Task directions: Images are not part of the copy; write out the rest of the data exactly as given.
::::
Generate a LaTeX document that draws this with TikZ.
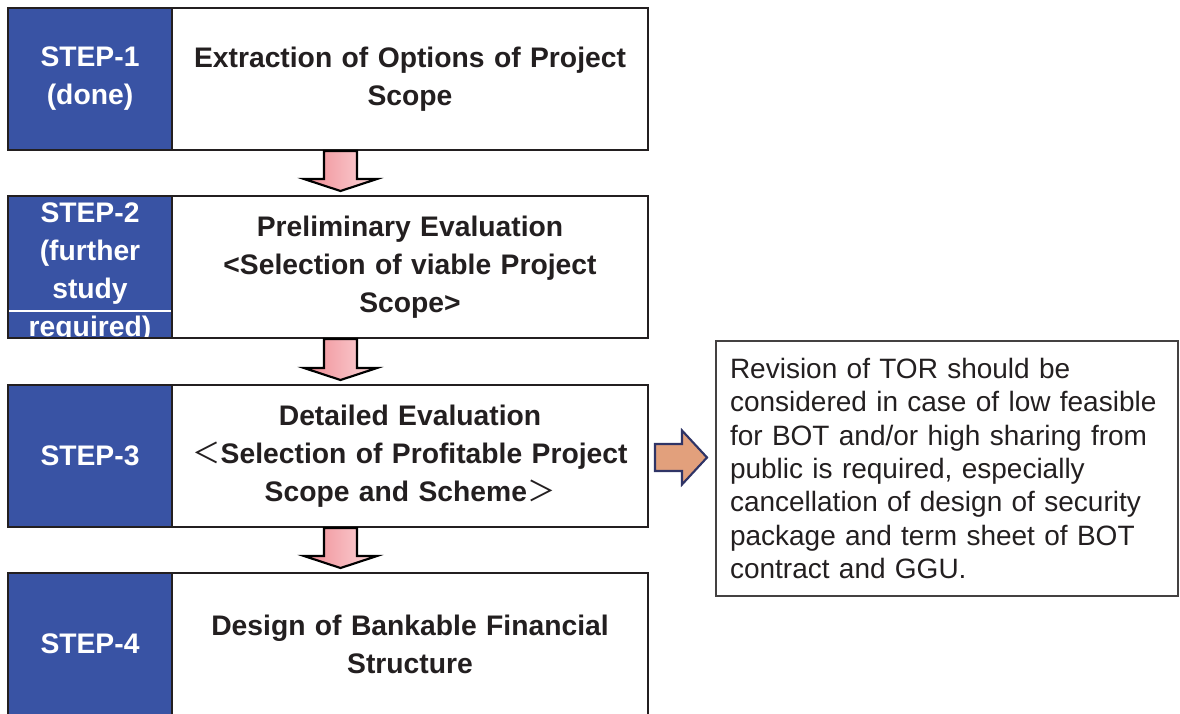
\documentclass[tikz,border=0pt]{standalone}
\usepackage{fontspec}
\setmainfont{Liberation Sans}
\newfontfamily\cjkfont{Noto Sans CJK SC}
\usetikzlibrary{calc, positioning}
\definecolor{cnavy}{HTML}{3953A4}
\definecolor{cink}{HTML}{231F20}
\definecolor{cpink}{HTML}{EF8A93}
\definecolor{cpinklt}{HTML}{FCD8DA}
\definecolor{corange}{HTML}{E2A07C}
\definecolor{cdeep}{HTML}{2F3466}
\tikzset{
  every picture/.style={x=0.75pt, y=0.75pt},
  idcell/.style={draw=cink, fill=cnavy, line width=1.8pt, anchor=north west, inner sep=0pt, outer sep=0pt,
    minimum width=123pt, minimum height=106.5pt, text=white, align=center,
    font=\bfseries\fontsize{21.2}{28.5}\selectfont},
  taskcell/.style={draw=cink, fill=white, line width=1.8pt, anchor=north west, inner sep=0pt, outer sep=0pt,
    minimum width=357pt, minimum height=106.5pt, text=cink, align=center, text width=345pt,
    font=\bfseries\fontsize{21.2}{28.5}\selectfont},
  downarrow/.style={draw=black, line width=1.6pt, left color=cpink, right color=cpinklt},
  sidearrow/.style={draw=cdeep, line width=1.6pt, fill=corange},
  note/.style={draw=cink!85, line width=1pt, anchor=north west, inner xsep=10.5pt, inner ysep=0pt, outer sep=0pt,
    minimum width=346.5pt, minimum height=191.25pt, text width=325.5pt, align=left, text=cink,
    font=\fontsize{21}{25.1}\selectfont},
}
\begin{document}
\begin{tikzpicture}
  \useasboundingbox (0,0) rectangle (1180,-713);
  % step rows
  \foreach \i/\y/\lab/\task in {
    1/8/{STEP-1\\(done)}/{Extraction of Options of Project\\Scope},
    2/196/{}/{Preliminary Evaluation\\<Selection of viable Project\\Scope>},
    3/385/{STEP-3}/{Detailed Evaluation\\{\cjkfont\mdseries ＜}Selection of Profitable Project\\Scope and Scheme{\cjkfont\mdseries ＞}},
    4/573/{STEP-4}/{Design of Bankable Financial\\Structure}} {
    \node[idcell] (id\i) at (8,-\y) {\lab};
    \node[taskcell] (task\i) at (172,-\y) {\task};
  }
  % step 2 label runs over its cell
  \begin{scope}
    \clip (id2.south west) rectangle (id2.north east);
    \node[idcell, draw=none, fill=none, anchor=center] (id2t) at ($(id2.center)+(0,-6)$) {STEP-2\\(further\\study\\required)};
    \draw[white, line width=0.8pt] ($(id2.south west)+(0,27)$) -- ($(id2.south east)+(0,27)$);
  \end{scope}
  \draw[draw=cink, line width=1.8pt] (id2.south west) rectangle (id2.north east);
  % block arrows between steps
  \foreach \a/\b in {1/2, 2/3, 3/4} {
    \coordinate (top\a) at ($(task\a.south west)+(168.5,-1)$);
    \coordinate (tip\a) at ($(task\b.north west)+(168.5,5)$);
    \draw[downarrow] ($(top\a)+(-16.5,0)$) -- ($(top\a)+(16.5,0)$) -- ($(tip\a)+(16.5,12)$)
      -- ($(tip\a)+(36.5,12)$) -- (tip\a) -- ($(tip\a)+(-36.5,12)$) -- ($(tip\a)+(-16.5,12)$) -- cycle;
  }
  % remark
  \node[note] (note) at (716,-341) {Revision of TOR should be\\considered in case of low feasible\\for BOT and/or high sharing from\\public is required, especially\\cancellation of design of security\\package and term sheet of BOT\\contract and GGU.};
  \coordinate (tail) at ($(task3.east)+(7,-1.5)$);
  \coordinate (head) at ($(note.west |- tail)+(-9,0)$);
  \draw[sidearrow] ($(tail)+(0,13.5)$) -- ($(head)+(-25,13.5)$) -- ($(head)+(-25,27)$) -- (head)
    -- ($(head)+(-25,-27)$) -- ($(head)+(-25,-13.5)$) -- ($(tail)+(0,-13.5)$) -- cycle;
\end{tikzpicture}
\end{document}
::::
Solution to this task:
Generate a LaTeX document that draws this with TikZ.
\documentclass[tikz,border=0pt]{standalone}
\usepackage{fontspec}
\setmainfont{Liberation Sans}
\newfontfamily\cjkfont{Noto Sans CJK SC}
\usetikzlibrary{calc, positioning}
\definecolor{cnavy}{HTML}{3953A4}
\definecolor{cink}{HTML}{231F20}
\definecolor{cpink}{HTML}{EF8A93}
\definecolor{cpinklt}{HTML}{FCD8DA}
\definecolor{corange}{HTML}{E2A07C}
\definecolor{cdeep}{HTML}{2F3466}
\tikzset{
  every picture/.style={x=0.75pt, y=0.75pt},
  idcell/.style={draw=cink, fill=cnavy, line width=1.8pt, anchor=north west, inner sep=0pt, outer sep=0pt,
    minimum width=123pt, minimum height=106.5pt, text=white, align=center,
    font=\bfseries\fontsize{21.2}{28.5}\selectfont},
  taskcell/.style={draw=cink, fill=white, line width=1.8pt, anchor=north west, inner sep=0pt, outer sep=0pt,
    minimum width=357pt, minimum height=106.5pt, text=cink, align=center, text width=345pt,
    font=\bfseries\fontsize{21.2}{28.5}\selectfont},
  downarrow/.style={draw=black, line width=1.6pt, left color=cpink, right color=cpinklt},
  sidearrow/.style={draw=cdeep, line width=1.6pt, fill=corange},
  note/.style={draw=cink!85, line width=1pt, anchor=north west, inner xsep=10.5pt, inner ysep=0pt, outer sep=0pt,
    minimum width=346.5pt, minimum height=191.25pt, text width=325.5pt, align=left, text=cink,
    font=\fontsize{21}{25.1}\selectfont},
}
\begin{document}
\begin{tikzpicture}
  \useasboundingbox (0,0) rectangle (1180,-713);
  % step rows
  \foreach \i/\y/\lab/\task in {
    1/8/{STEP-1\\(done)}/{Extraction of Options of Project\\Scope},
    2/196/{}/{Preliminary Evaluation\\<Selection of viable Project\\Scope>},
    3/385/{STEP-3}/{Detailed Evaluation\\{\cjkfont\mdseries ＜}Selection of Profitable Project\\Scope and Scheme{\cjkfont\mdseries ＞}},
    4/573/{STEP-4}/{Design of Bankable Financial\\Structure}} {
    \node[idcell] (id\i) at (8,-\y) {\lab};
    \node[taskcell] (task\i) at (172,-\y) {\task};
  }
  % step 2 label runs over its cell
  \begin{scope}
    \clip (id2.south west) rectangle (id2.north east);
    \node[idcell, draw=none, fill=none, anchor=center] (id2t) at ($(id2.center)+(0,-6)$) {STEP-2\\(further\\study\\required)};
    \draw[white, line width=0.8pt] ($(id2.south west)+(0,27)$) -- ($(id2.south east)+(0,27)$);
  \end{scope}
  \draw[draw=cink, line width=1.8pt] (id2.south west) rectangle (id2.north east);
  % block arrows between steps
  \foreach \a/\b in {1/2, 2/3, 3/4} {
    \coordinate (top\a) at ($(task\a.south west)+(168.5,-1)$);
    \coordinate (tip\a) at ($(task\b.north west)+(168.5,5)$);
    \draw[downarrow] ($(top\a)+(-16.5,0)$) -- ($(top\a)+(16.5,0)$) -- ($(tip\a)+(16.5,12)$)
      -- ($(tip\a)+(36.5,12)$) -- (tip\a) -- ($(tip\a)+(-36.5,12)$) -- ($(tip\a)+(-16.5,12)$) -- cycle;
  }
  % remark
  \node[note] (note) at (716,-341) {Revision of TOR should be\\considered in case of low feasible\\for BOT and/or high sharing from\\public is required, especially\\cancellation of design of security\\package and term sheet of BOT\\contract and GGU.};
  \coordinate (tail) at ($(task3.east)+(7,-1.5)$);
  \coordinate (head) at ($(note.west |- tail)+(-9,0)$);
  \draw[sidearrow] ($(tail)+(0,13.5)$) -- ($(head)+(-25,13.5)$) -- ($(head)+(-25,27)$) -- (head)
    -- ($(head)+(-25,-27)$) -- ($(head)+(-25,-13.5)$) -- ($(tail)+(0,-13.5)$) -- cycle;
\end{tikzpicture}
\end{document}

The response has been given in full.